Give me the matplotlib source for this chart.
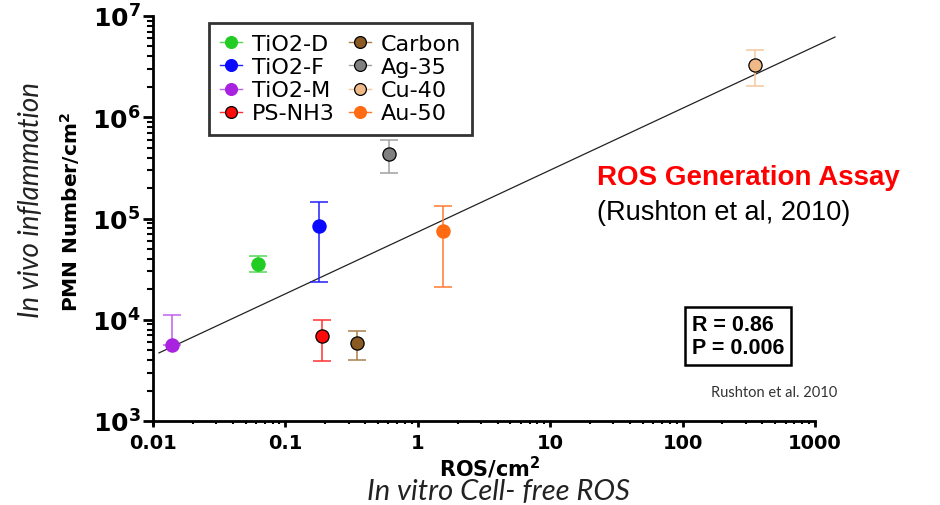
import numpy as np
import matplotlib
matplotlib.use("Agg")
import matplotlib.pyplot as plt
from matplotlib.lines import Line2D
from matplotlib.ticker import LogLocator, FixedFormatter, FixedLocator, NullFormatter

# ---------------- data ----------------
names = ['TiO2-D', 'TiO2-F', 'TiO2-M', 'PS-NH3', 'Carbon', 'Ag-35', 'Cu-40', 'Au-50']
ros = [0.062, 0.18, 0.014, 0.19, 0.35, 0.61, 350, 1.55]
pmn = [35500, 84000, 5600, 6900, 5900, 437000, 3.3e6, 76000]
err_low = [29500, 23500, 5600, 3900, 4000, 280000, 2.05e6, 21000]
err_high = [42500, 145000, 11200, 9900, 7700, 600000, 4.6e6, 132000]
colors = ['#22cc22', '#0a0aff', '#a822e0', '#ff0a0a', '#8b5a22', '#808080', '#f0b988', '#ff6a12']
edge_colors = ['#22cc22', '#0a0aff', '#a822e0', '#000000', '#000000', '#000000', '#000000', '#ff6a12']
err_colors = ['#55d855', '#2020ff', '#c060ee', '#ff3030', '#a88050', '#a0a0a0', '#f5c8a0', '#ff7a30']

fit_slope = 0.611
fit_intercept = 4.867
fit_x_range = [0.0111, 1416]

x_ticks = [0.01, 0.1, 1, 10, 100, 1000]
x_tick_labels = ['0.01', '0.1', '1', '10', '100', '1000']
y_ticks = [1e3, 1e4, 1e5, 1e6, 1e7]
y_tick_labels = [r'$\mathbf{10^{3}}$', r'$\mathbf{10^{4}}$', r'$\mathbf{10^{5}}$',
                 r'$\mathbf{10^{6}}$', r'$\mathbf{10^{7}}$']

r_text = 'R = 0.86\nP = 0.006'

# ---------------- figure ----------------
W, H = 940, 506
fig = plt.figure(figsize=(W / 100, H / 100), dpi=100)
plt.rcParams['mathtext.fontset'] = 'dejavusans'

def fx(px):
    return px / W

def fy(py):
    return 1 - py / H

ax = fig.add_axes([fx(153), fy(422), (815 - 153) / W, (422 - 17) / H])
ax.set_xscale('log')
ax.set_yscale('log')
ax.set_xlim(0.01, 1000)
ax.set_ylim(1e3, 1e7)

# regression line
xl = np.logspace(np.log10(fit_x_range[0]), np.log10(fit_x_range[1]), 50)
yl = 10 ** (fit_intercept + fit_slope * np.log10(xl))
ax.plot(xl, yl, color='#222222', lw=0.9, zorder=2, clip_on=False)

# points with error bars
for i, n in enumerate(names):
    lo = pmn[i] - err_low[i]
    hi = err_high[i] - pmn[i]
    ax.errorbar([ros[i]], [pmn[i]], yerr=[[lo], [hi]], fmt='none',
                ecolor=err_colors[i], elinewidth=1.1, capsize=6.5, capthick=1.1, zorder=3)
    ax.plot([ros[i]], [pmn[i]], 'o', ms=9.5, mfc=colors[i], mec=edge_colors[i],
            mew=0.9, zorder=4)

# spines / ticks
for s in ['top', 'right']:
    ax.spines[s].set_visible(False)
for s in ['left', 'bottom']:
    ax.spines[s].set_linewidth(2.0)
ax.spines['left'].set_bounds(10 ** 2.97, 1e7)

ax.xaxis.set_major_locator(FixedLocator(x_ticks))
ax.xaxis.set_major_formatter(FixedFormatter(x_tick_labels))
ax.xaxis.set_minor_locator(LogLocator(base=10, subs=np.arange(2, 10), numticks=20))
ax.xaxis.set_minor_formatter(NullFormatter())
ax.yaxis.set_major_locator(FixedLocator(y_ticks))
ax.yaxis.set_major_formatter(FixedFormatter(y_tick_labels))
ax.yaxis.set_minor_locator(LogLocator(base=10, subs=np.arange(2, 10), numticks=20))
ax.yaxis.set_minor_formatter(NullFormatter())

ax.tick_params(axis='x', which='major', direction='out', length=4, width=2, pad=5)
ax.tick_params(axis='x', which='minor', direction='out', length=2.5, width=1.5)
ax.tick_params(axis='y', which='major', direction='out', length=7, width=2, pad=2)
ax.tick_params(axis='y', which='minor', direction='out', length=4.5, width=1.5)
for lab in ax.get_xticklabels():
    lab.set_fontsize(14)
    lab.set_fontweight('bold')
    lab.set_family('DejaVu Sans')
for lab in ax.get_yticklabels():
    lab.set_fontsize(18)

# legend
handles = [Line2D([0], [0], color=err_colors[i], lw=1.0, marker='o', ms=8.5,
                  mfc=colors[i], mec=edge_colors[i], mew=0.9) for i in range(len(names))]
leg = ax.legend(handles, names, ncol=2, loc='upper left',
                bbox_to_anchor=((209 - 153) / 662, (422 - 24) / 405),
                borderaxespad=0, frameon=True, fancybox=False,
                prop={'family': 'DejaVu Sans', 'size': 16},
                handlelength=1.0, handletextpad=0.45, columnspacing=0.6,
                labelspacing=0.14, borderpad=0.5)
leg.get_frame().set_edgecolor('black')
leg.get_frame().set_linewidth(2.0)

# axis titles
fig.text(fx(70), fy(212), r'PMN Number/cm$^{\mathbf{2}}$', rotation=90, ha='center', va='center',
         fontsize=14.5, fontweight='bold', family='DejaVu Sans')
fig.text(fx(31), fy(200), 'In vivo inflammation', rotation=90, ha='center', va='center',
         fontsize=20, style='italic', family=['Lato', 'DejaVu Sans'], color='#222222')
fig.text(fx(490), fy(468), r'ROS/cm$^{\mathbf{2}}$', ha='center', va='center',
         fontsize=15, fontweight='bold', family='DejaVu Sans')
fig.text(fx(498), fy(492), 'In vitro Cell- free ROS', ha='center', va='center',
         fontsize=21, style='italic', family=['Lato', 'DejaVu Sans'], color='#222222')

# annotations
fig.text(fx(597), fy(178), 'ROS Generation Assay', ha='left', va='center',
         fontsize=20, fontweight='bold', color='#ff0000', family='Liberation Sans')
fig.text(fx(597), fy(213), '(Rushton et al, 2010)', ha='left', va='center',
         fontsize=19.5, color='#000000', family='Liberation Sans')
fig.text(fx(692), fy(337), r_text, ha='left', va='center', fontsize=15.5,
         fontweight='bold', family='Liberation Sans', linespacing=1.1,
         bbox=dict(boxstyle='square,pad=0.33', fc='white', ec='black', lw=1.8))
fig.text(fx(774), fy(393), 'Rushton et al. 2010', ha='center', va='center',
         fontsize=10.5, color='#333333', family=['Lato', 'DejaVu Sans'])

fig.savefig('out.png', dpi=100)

════════════════

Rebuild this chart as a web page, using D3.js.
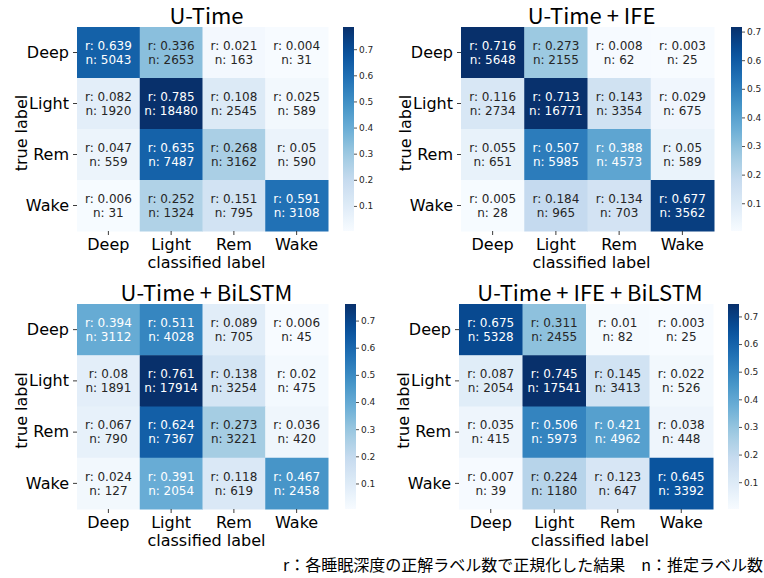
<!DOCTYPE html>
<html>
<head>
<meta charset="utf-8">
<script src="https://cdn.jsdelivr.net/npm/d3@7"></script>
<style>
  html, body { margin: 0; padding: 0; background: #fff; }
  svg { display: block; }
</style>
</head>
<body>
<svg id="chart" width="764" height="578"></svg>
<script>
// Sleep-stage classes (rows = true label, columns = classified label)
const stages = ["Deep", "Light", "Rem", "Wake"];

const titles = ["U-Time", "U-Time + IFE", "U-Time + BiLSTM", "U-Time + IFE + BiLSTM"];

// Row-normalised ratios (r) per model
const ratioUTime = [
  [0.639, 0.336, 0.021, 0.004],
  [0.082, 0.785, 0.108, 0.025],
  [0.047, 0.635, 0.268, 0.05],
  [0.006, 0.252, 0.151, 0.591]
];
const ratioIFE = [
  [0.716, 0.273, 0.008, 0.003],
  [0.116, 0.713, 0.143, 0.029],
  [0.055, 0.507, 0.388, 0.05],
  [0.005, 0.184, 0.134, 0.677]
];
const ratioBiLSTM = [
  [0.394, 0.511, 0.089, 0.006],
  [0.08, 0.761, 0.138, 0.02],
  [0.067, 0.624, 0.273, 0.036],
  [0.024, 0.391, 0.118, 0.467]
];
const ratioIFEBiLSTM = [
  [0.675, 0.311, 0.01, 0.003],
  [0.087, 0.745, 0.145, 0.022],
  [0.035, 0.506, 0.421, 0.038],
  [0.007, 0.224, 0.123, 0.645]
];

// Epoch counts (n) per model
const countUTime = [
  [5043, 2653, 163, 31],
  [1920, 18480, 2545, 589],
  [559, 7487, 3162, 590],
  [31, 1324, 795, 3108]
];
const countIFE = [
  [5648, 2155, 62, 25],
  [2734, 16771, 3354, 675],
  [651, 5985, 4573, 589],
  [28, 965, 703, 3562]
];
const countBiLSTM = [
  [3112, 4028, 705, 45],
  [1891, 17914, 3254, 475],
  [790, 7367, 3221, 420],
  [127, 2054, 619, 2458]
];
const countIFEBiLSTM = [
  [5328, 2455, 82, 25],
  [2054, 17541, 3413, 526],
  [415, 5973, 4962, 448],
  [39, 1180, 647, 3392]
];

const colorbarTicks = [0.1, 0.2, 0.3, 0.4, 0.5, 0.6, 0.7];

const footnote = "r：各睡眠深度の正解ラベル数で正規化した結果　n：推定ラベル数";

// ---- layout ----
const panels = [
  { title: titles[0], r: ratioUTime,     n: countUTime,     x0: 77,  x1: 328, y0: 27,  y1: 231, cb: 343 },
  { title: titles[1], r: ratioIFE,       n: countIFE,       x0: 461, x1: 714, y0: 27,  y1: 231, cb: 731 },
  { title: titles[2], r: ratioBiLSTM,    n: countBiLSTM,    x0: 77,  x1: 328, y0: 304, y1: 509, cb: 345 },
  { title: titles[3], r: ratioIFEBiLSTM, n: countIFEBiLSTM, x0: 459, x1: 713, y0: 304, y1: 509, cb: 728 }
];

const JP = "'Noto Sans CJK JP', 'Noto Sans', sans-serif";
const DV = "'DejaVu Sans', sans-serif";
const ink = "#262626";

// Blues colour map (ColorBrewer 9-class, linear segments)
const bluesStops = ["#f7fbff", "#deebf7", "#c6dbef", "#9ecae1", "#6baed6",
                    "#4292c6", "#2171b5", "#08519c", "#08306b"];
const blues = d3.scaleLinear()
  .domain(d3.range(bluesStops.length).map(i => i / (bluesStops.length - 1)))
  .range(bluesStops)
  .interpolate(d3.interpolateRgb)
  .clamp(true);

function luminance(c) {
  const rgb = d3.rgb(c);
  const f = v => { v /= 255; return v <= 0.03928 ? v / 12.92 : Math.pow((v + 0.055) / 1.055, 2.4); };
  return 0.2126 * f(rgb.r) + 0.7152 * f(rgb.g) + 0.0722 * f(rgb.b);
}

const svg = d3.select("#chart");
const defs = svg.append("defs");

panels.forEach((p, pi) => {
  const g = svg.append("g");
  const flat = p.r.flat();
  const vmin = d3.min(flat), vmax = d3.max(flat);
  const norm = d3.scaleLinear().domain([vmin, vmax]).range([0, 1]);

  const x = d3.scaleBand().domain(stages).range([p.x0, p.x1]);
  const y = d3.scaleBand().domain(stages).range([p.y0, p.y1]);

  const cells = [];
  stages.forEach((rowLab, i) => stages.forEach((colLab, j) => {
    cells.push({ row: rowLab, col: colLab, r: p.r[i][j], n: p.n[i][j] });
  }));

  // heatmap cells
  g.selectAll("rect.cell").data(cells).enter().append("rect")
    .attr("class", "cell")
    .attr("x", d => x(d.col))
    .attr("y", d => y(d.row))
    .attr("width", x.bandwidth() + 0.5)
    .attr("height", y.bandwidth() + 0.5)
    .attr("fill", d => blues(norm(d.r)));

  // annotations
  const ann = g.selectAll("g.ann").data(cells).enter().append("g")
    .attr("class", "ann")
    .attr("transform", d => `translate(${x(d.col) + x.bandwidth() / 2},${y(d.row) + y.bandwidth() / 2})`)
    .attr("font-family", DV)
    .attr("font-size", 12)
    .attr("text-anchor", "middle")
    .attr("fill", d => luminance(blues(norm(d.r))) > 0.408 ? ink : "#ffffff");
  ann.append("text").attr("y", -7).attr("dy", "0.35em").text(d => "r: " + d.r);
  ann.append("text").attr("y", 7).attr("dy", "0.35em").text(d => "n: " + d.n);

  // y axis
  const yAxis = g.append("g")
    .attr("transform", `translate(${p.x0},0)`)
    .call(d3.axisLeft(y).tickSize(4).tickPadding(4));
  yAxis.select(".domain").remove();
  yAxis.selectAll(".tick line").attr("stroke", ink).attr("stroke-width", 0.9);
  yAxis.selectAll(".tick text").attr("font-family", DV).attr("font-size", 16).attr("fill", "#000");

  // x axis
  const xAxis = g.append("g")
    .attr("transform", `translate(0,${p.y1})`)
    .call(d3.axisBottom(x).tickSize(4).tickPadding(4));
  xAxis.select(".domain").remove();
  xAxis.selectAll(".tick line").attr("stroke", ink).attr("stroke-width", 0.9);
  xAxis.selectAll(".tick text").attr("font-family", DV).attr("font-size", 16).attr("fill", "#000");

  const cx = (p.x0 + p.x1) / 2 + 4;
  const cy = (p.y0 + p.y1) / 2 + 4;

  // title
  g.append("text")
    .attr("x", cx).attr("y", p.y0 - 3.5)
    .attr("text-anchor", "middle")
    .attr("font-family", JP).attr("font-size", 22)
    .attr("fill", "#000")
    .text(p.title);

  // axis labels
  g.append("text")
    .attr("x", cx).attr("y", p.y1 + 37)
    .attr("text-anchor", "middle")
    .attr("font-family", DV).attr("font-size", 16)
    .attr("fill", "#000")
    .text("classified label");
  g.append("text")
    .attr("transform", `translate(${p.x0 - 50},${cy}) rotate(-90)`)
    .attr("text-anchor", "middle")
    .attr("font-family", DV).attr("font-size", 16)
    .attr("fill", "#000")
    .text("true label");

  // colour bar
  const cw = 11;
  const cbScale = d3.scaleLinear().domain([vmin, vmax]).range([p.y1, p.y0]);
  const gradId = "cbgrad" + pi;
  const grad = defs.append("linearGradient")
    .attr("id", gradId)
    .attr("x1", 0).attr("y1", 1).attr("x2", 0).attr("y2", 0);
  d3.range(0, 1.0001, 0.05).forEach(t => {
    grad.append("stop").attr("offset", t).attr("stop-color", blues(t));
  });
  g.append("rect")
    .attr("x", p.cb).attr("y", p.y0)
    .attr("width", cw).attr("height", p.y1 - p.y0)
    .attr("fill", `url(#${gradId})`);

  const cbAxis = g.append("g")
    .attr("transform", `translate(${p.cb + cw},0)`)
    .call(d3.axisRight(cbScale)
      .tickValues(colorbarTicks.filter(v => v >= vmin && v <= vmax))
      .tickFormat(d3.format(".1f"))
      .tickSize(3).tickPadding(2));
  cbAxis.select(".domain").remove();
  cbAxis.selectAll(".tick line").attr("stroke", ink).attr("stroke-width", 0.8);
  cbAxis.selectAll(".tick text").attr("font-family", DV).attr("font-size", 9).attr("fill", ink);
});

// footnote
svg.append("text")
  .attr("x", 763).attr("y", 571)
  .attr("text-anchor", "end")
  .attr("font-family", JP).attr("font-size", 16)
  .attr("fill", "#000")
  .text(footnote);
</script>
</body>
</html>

════════════════

● What you have to do:
Reproduce exactly the section that begins with the line containing "Give me the matplotlib source for this chart." and ends with the line containing "from matplotlib.ticker import". Both boundary lines belong in the copy, but pictures do not.

● The answer:
Give me the matplotlib source for this chart.
import numpy as np
import matplotlib
matplotlib.use("Agg")
import matplotlib.pyplot as plt
from matplotlib.lines import Line2D
from matplotlib.ticker import LogLocator, FixedFormatter, FixedLocator, NullFormatter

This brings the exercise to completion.